PROBLEM REQUIREMENTS: Print the listing as it stands, omitting all images.

DATA EXCERPT:
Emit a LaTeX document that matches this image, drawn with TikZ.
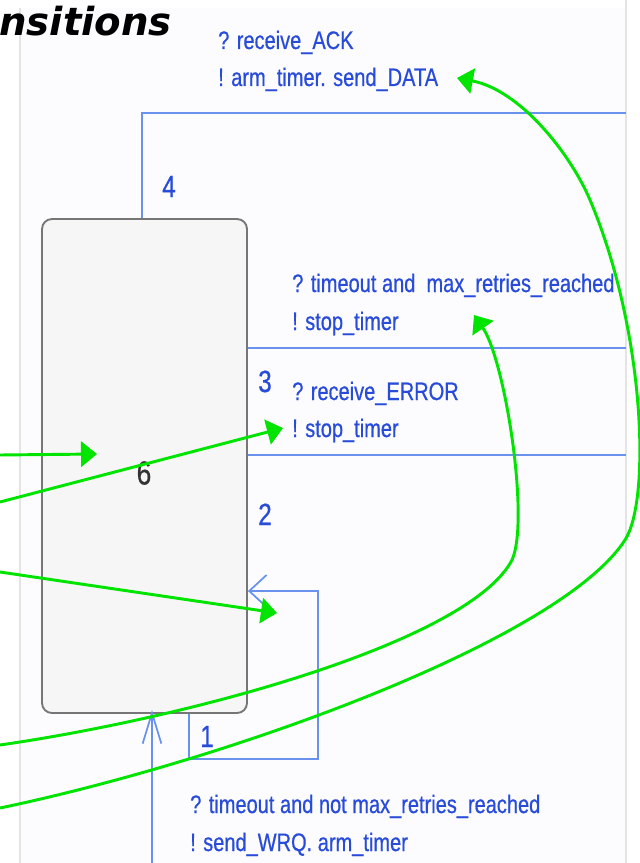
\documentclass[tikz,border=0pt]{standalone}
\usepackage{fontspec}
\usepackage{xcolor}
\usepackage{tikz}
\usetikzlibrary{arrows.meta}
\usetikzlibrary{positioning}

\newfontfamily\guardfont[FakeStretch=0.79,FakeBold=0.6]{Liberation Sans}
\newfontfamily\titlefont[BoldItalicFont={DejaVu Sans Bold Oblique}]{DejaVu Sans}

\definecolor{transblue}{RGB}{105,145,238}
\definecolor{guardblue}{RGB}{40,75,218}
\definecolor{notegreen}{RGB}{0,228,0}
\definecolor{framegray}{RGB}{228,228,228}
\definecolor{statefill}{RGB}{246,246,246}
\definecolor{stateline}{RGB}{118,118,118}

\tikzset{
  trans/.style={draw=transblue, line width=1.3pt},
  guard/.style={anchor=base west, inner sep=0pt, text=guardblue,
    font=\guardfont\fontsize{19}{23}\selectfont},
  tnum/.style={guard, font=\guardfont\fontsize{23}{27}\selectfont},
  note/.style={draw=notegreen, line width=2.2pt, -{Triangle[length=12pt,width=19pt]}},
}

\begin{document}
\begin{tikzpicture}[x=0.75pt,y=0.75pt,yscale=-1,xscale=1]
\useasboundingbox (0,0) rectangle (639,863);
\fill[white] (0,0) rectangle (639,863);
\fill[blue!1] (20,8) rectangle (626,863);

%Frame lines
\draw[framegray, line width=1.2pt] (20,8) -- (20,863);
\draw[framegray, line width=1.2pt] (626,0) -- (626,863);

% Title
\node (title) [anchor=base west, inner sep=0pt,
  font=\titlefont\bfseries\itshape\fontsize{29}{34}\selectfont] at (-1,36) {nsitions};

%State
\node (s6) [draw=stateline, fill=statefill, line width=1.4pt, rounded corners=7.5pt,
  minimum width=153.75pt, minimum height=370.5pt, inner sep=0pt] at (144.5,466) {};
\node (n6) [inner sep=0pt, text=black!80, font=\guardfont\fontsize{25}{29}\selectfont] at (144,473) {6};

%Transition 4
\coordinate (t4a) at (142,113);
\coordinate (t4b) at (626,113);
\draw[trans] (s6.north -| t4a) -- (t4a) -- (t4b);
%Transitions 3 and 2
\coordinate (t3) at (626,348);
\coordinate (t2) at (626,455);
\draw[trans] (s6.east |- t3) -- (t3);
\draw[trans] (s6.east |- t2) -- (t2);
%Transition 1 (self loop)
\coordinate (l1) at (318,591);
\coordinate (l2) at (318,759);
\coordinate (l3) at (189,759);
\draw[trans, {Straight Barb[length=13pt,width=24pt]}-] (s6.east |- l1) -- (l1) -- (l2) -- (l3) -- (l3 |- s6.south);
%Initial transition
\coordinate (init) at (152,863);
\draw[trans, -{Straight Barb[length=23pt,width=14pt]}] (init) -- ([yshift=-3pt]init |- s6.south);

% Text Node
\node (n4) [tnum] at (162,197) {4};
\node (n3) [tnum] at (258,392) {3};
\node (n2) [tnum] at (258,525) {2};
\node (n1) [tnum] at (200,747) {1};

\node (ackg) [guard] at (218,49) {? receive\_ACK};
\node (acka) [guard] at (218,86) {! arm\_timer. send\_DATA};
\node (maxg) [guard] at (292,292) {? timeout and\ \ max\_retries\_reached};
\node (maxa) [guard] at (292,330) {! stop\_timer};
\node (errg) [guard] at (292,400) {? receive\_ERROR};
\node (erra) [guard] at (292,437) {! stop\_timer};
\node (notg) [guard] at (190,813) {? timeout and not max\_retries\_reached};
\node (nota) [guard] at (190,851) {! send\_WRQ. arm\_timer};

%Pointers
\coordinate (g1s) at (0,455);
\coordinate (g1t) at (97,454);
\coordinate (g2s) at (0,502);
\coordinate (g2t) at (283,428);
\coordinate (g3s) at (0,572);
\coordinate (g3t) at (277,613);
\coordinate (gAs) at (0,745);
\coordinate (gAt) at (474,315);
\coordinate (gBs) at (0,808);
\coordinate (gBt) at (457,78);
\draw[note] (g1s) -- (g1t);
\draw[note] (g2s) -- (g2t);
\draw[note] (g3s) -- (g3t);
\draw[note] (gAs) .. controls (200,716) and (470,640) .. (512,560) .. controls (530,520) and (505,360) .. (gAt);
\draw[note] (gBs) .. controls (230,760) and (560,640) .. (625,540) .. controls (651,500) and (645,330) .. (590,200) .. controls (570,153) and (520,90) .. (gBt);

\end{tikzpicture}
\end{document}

EXERCISE OUTPUT:
Emit a LaTeX document that matches this image, drawn with TikZ.
\documentclass[tikz,border=0pt]{standalone}
\usepackage{fontspec}
\usepackage{xcolor}
\usepackage{tikz}
\usetikzlibrary{arrows.meta}
\usetikzlibrary{positioning}

\newfontfamily\guardfont[FakeStretch=0.79,FakeBold=0.6]{Liberation Sans}
\newfontfamily\titlefont[BoldItalicFont={DejaVu Sans Bold Oblique}]{DejaVu Sans}

\definecolor{transblue}{RGB}{105,145,238}
\definecolor{guardblue}{RGB}{40,75,218}
\definecolor{notegreen}{RGB}{0,228,0}
\definecolor{framegray}{RGB}{228,228,228}
\definecolor{statefill}{RGB}{246,246,246}
\definecolor{stateline}{RGB}{118,118,118}

\tikzset{
  trans/.style={draw=transblue, line width=1.3pt},
  guard/.style={anchor=base west, inner sep=0pt, text=guardblue,
    font=\guardfont\fontsize{19}{23}\selectfont},
  tnum/.style={guard, font=\guardfont\fontsize{23}{27}\selectfont},
  note/.style={draw=notegreen, line width=2.2pt, -{Triangle[length=12pt,width=19pt]}},
}

\begin{document}
\begin{tikzpicture}[x=0.75pt,y=0.75pt,yscale=-1,xscale=1]
\useasboundingbox (0,0) rectangle (639,863);
\fill[white] (0,0) rectangle (639,863);
\fill[blue!1] (20,8) rectangle (626,863);

%Frame lines
\draw[framegray, line width=1.2pt] (20,8) -- (20,863);
\draw[framegray, line width=1.2pt] (626,0) -- (626,863);

% Title
\node (title) [anchor=base west, inner sep=0pt,
  font=\titlefont\bfseries\itshape\fontsize{29}{34}\selectfont] at (-1,36) {nsitions};

%State
\node (s6) [draw=stateline, fill=statefill, line width=1.4pt, rounded corners=7.5pt,
  minimum width=153.75pt, minimum height=370.5pt, inner sep=0pt] at (144.5,466) {};
\node (n6) [inner sep=0pt, text=black!80, font=\guardfont\fontsize{25}{29}\selectfont] at (144,473) {6};

%Transition 4
\coordinate (t4a) at (142,113);
\coordinate (t4b) at (626,113);
\draw[trans] (s6.north -| t4a) -- (t4a) -- (t4b);
%Transitions 3 and 2
\coordinate (t3) at (626,348);
\coordinate (t2) at (626,455);
\draw[trans] (s6.east |- t3) -- (t3);
\draw[trans] (s6.east |- t2) -- (t2);
%Transition 1 (self loop)
\coordinate (l1) at (318,591);
\coordinate (l2) at (318,759);
\coordinate (l3) at (189,759);
\draw[trans, {Straight Barb[length=13pt,width=24pt]}-] (s6.east |- l1) -- (l1) -- (l2) -- (l3) -- (l3 |- s6.south);
%Initial transition
\coordinate (init) at (152,863);
\draw[trans, -{Straight Barb[length=23pt,width=14pt]}] (init) -- ([yshift=-3pt]init |- s6.south);

% Text Node
\node (n4) [tnum] at (162,197) {4};
\node (n3) [tnum] at (258,392) {3};
\node (n2) [tnum] at (258,525) {2};
\node (n1) [tnum] at (200,747) {1};

\node (ackg) [guard] at (218,49) {? receive\_ACK};
\node (acka) [guard] at (218,86) {! arm\_timer. send\_DATA};
\node (maxg) [guard] at (292,292) {? timeout and\ \ max\_retries\_reached};
\node (maxa) [guard] at (292,330) {! stop\_timer};
\node (errg) [guard] at (292,400) {? receive\_ERROR};
\node (erra) [guard] at (292,437) {! stop\_timer};
\node (notg) [guard] at (190,813) {? timeout and not max\_retries\_reached};
\node (nota) [guard] at (190,851) {! send\_WRQ. arm\_timer};

%Pointers
\coordinate (g1s) at (0,455);
\coordinate (g1t) at (97,454);
\coordinate (g2s) at (0,502);
\coordinate (g2t) at (283,428);
\coordinate (g3s) at (0,572);
\coordinate (g3t) at (277,613);
\coordinate (gAs) at (0,745);
\coordinate (gAt) at (474,315);
\coordinate (gBs) at (0,808);
\coordinate (gBt) at (457,78);
\draw[note] (g1s) -- (g1t);
\draw[note] (g2s) -- (g2t);
\draw[note] (g3s) -- (g3t);
\draw[note] (gAs) .. controls (200,716) and (470,640) .. (512,560) .. controls (530,520) and (505,360) .. (gAt);
\draw[note] (gBs) .. controls (230,760) and (560,640) .. (625,540) .. controls (651,500) and (645,330) .. (590,200) .. controls (570,153) and (520,90) .. (gBt);

\end{tikzpicture}
\end{document}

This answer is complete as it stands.